Sukahet Laporkan GPS dan Gede Suardana ke Polda Bali
Sementara itu, secara terpisah, I Dewa Ngurah Swastha selaku Ketua MDA Bali dan beberapa pejuang Hindu Dresta Bali telah melaporkan Gede Pasek Suardika (GPS) dan Dr. Gede Suardana ke Polda Bali atas dugaan penghinaan atau fitnah melalui media sosial. Keterangan pers diberikan oleh I Gede Alit Widana yang terekam melalui video dan beredar di media sosial pada 24 Juni 2022. Di dalam video itu, Alit Widana menjelaskan bahwa tidaklah ada maksud mengusir semeton Bali tetapi menyampaikan kebenaran. (Foto : I Gede Alit Widana memberikan keterangan pers mendampingi Ida Pengelingsir Sukahet saat melaporkan GPS dan Gede Suardana ke Polda Bali).
Menurut Alit Widana, dalam sambutan acara di Pura Ulun Danu Batur, Songan Kintamani, Ida Sukahet bermaksud menyampaikan informasi untuk kepentingan umum melindungi Hindu Dresta Bali adalah menyampaikan tentang kebenaran apa kebijaksanaan MDA dalam rangka mencegah berkembangnya ideologi transnasional asing. “Tidak ada Ida menyebutkan nama pak Suardana dan Pak Gede Pasek sebagai obyek hukum, …, justru beliau-beliau itu memberikan tanggapan memelintir. Ida Pengelingsir dibilang akan men-swipping, Ida Pengelingsir mengusir orang-orang Bali, tidak ada itu. Maksud Ida adalah, orang-orang yang tercemar atau yang terpengaruh oleh sampradaya asing apabila berjunjung, mau sembahyang ke Pura harus ditanya. Karena apa, karena orang yang terpengaruh samparadaya asing itu, teologinya berbeda, ketuhanannya berbeda, cara sembahyangnya berbeda, jangan sampai Pura kita dijadikan tempat sembahyang yang bukan-bukan. Kan sudah ada kecolongan tuh, Pura kita selesai sembahyang, jingkrak-jingkrak dia, menyampaikan anugerah katanya, kemudian berjoged-joged, bukan gitu” papar Alit Widana.
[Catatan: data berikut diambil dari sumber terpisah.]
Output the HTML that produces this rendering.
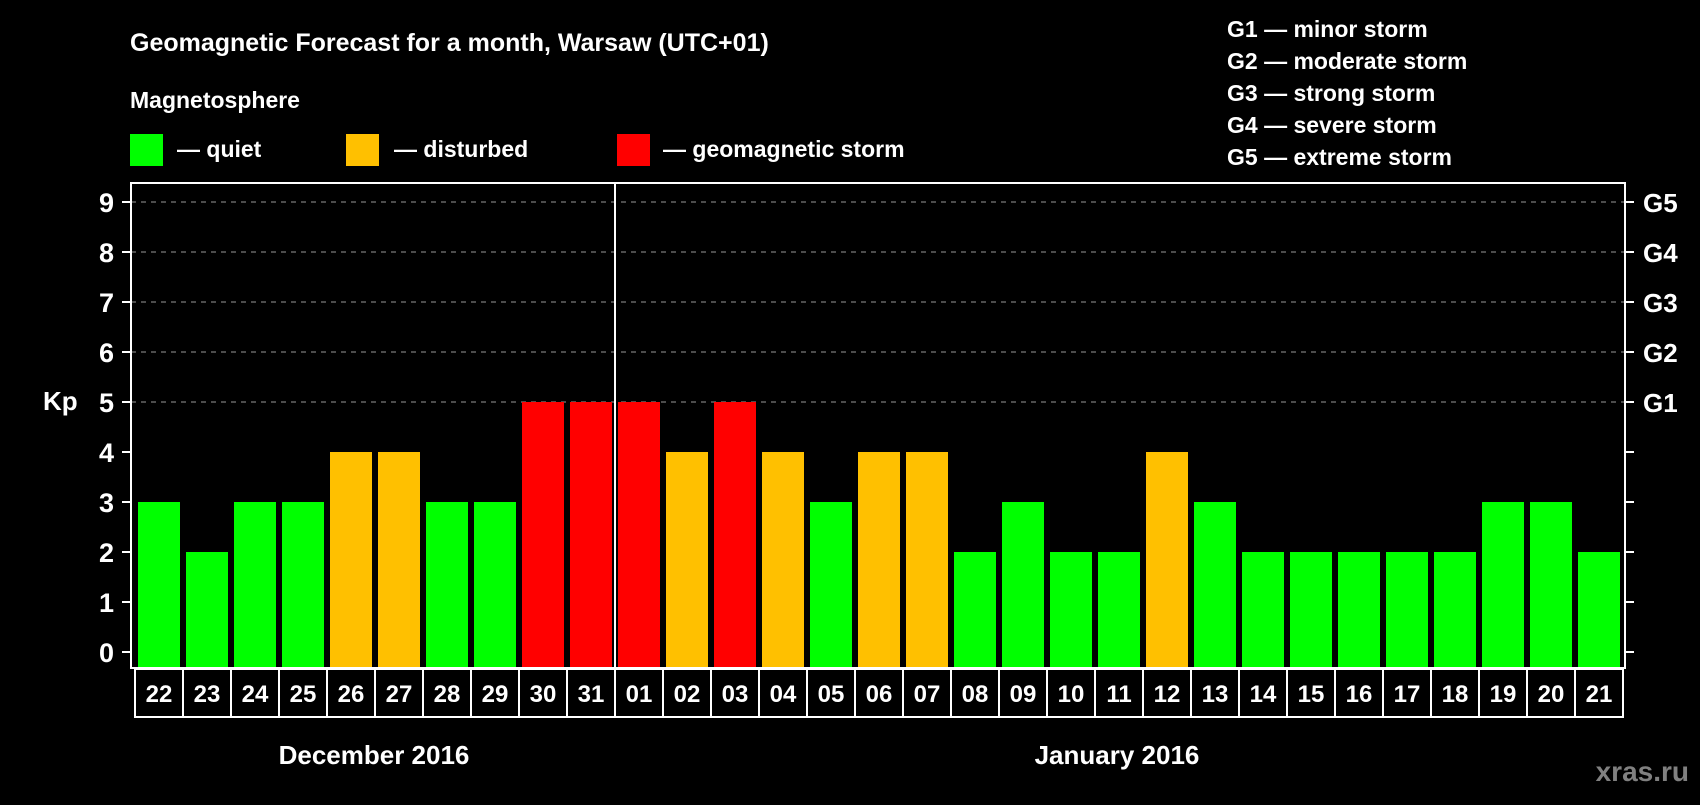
<!DOCTYPE html>
<html><head><meta charset="utf-8"><style>
body{margin:0;background:#000;width:1700px;height:800px;overflow:hidden}
svg text{font-family:"Liberation Sans",Arial,sans-serif;font-weight:bold;fill:#fff}
</style></head><body>
<svg id="c" width="1700" height="800">
<text x="130" y="51" font-size="25">Geomagnetic Forecast for a month, Warsaw (UTC+01)</text>
<text x="130" y="108" font-size="23">Magnetosphere</text>
<rect x="130" y="134" width="33" height="32" fill="#00ff00"/>
<text x="177" y="157" font-size="23">— quiet</text>
<rect x="346" y="134" width="33" height="32" fill="#ffc000"/>
<text x="394" y="157" font-size="23">— disturbed</text>
<rect x="617" y="134" width="33" height="32" fill="#ff0000"/>
<text x="663" y="157" font-size="23">— geomagnetic storm</text>
<g font-size="23">
<text x="1227" y="37" font-size="23">G1 — minor storm</text>
<text x="1227" y="69" font-size="23">G2 — moderate storm</text>
<text x="1227" y="101" font-size="23">G3 — strong storm</text>
<text x="1227" y="133" font-size="23">G4 — severe storm</text>
<text x="1227" y="165" font-size="23">G5 — extreme storm</text>
</g>
<text x="43" y="410" font-size="26">Kp</text>
<text x="374" y="764" font-size="26" text-anchor="middle">December 2016</text>
<text x="1117" y="764" font-size="26" text-anchor="middle">January 2016</text>
<text x="1689" y="781" font-size="28" text-anchor="end" style="fill:#808080">xras.ru</text>
<g id="plot"></g>
</svg>
<script>
const days=["22","23","24","25","26","27","28","29","30","31","01","02","03","04","05","06","07","08","09","10","11","12","13","14","15","16","17","18","19","20","21"];
const kp=[3,2,3,3,4,4,3,3,5,5,5,4,5,4,3,4,4,2,3,2,2,4,3,2,2,2,2,2,3,3,2];
const yTicks=[0,1,2,3,4,5,6,7,8,9];
const gLabels=["G1","G2","G3","G4","G5"];
const NS="http://www.w3.org/2000/svg";
const g=document.getElementById('plot');
const L=131,T=183,R=1625,B=668,X0=138,STEP=48,BW=42;
function y(v){return 652-v*50;}
function x(i){return X0+i*STEP;}
function mk(t,a){const e=document.createElementNS(NS,t);for(const k in a)e.setAttribute(k,a[k]);g.appendChild(e);return e;}
yTicks.forEach(v=>{
 if(v>=5){const l=mk('line',{x1:L,x2:R,y1:y(v),y2:y(v),stroke:'#999','stroke-width':1,'stroke-dasharray':'5,5'});
 
 }
 const t1=mk('line',{x1:122,x2:L,y1:y(v),y2:y(v),stroke:'#fff','stroke-width':2});
 
 
 const t2=mk('line',{x1:R,x2:1634,y1:y(v),y2:y(v),stroke:'#fff','stroke-width':2});
 
 
 const tx=mk('text',{x:114,y:y(v)+10,'font-size':27,'text-anchor':'end'});tx.textContent=v;
 
 
});
gLabels.forEach((s,i)=>{
 const tx=mk('text',{x:1643,y:y(5+i)+10,'font-size':26});tx.textContent=s;
 
 
});
kp.forEach((v,i)=>{
 const c=v>=5?'#ff0000':v>=4?'#ffc000':'#00ff00';
 const r=mk('rect',{x:x(i),y:y(v),width:BW,height:B-y(v)-1,fill:c});
 
 
 const bx=mk('rect',{x:x(i)-3,y:B+1,width:STEP,height:48,fill:'none',stroke:'#fff','stroke-width':2});
 
 
 const tx=mk('text',{x:x(i)-3+STEP/2,y:B+34,'font-size':24,'text-anchor':'middle'});tx.textContent=days[i];
 
 
});
const fr=mk('rect',{x:L,y:T,width:R-L,height:B-T,fill:'none',stroke:'#fff','stroke-width':2});


const sep=mk('line',{x1:x(10)-3,x2:x(10)-3,y1:T,y2:B,stroke:'#fff','stroke-width':2});


</script>
</body></html>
Tujuan laporannya itu, jelas Alit Widana adalah mengklarifikasi tuduhan bahwa Ratu Sukahet men-sweeping, mengusir-ngusir orang Bali. Laporan Ratu Sukahet dilengkapi dengan bukti-bukti, rekaman pidato Ratu Sukahet lengkap dan postingan Dr. Suardana dan Gede Pasek Suardika dan saksi-saksi yang hadir di Pura Ulun Danu Batur (*).